Тут Каролина прервала ход моих мыслей:
— Что с тобой стряслось? — спросила она, с беспокойством разглядывая меня. — На тебе лица нет. Будто померещилось что-то ужасное.
Догадавшись о причине моего волнения, Мари принялась спокойно во всеуслышание разъяснять:
— Вон там — тот тип, что привязался к нам еще тогда, когда мы вышли из поезда. У него в чемоданчике полно ножей. Разумеется, он — развратник, я сразу это поняла.
— Потише, — прошептала Каролина, наклонившись к девочке под предлогом расправить складки на платьице, — он нас услышит.
— А он и так нас слышит, — громогласно заявила Мари. — Он за этим и явился.
И, обернувшись к незнакомцу, она ангельски улыбнулась ему, а потом вдруг ни с того ни с сего показала язык. Каролина беззаботно расхохоталась и для порядка, но неубедительно отчитала Мари, добавив:
— Я думаю, малышка действительно права. Очень может быть, что этот тип ехал в поезде вместе с нами. Кажется, я видела, как он разгуливал по вагону и торчал на перроне в Амстердаме, когда мы уезжали.
Очередной раз взглянув на подозрительного человека с черным чемоданчиком, я неожиданно оказалась свидетелем картины, которая лишь усугубила мою тревогу. Теперь мужчина смотрел не в нашу сторону, а на приближающегося к нему слепого, который ощупывал землю перед собой железным концом трости.
Это был высокий светловолосый юноша двадцати — двадцати пяти лет, облаченный в элегантную кремовую куртку из тончайшей кожи, распахнутую на груди, под ней был надет ярко-синий свитер. Глаза скрыты за темными очками с толстыми стеклами. В правой ладони — белая трость с изогнутой ручкой. Мальчик лет двенадцати держал его за левую руку.
На мгновенье мне почудилось, вопреки очевидности, что, переодевшись в слепого, вернулся Симон Лекёр. Само собой, я сразу поняла свою ошибку: при более внимательном рассмотрении сходство походок, костюмов и причесок молодых людей оказалось совсем незначительным.
Когда молодой человек с белой тростью и его поводырь приблизились к человеку в помятом костюме с врачебным саквояжем и остановились, то никто из них не обратил друга на друга внимания. Никаких приветственных слов или жестов, которые можно было бы ожидать в подобных обстоятельствах. Юноша с мальчиком не пошли дальше, и все трое замерли, стоя лицом к лицу.
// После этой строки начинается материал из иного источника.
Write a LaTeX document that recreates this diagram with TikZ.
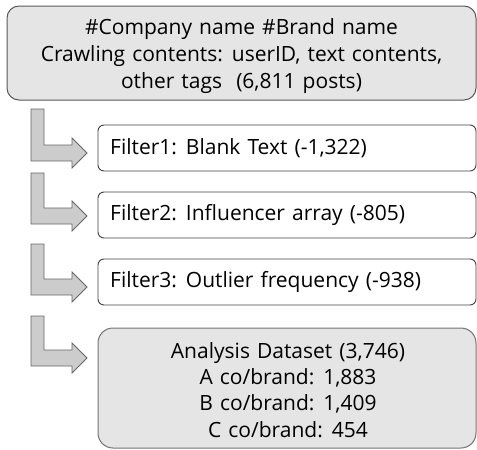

А потом медленным и точным размеренным движением, будто подчиненные единому механизму, они одновременно повернули свои головы к нам. И так и остались стоять, окаменевшие, как три неподвижные статуи, изображающие юношу с бескровным лицом, наполовину закрытым очками с толстыми стеклами, мальчика слева от него, и мужчину в помятой серой тройке — справа.
Все трое пристально смотрели на меня, причем я готова была поклясться, что, несмотря на огромные черные очки, слепой тоже не спускал с меня глаз. Чрезмерно бледное, осунувшееся лицо подростка поражало своей неестественностью и призрачностью. Неприятные черты маленького взрослого отпечатались на нем отвратительной гримасой. Вся компания показалась мне вдруг настолько жуткой, что захотелось выть, чтобы прекратился этот кошмар.
Но, как и положено в страшном сне, я не могла выдавить из себя ни звука. Но почему Каролина ничего не говорит? И что же Мари — ребенок «без страха и почтенья» — стоит с нами, но не разрушает эти чары своей непосредственностью? Почему она даже не шевелится, неужели кто-то ее заколдовал, и она утратила дар речи?
Волна ужаса накатывала на меня так неумолимо, что я едва не потеряла сознание. Чтобы справиться с невыносимой дрожью, так не свойственной моей натуре, я попробовала переключиться на другую тему. В качестве зацепки на ум пришла только одна из нелепых речей Симона, которую он произнес час или два назад:
— Раньше я был не настоящей женщиной, — разглагольствовал он, — а всего-навсего усовершенствованной электронной машиной, сконструированной доктором Морганом. Потом он выбрал меня как подопытного кролика для различных опытов и проверки моих возможностей. Он проделал надо мной ряд экспериментов, а чтобы следить за моими действиями, нанял шпионов, не выпускавших меня из виду, причем некоторые из них сами были роботами.
Например, движения притворного слепого, якобы нечаянно оказавшегося рядом, показались мне механическими и прерывистыми. А под странными очками, которые словно увеличивались до громадных размеров, наверняка скрывались не настоящие глаза, а хитроумное записывающее устройство, может быть, даже излучатель, незаметно воздействующий на мои тело и мозг. А хирург-таксист — не кто иной, как Морган собственной персоной.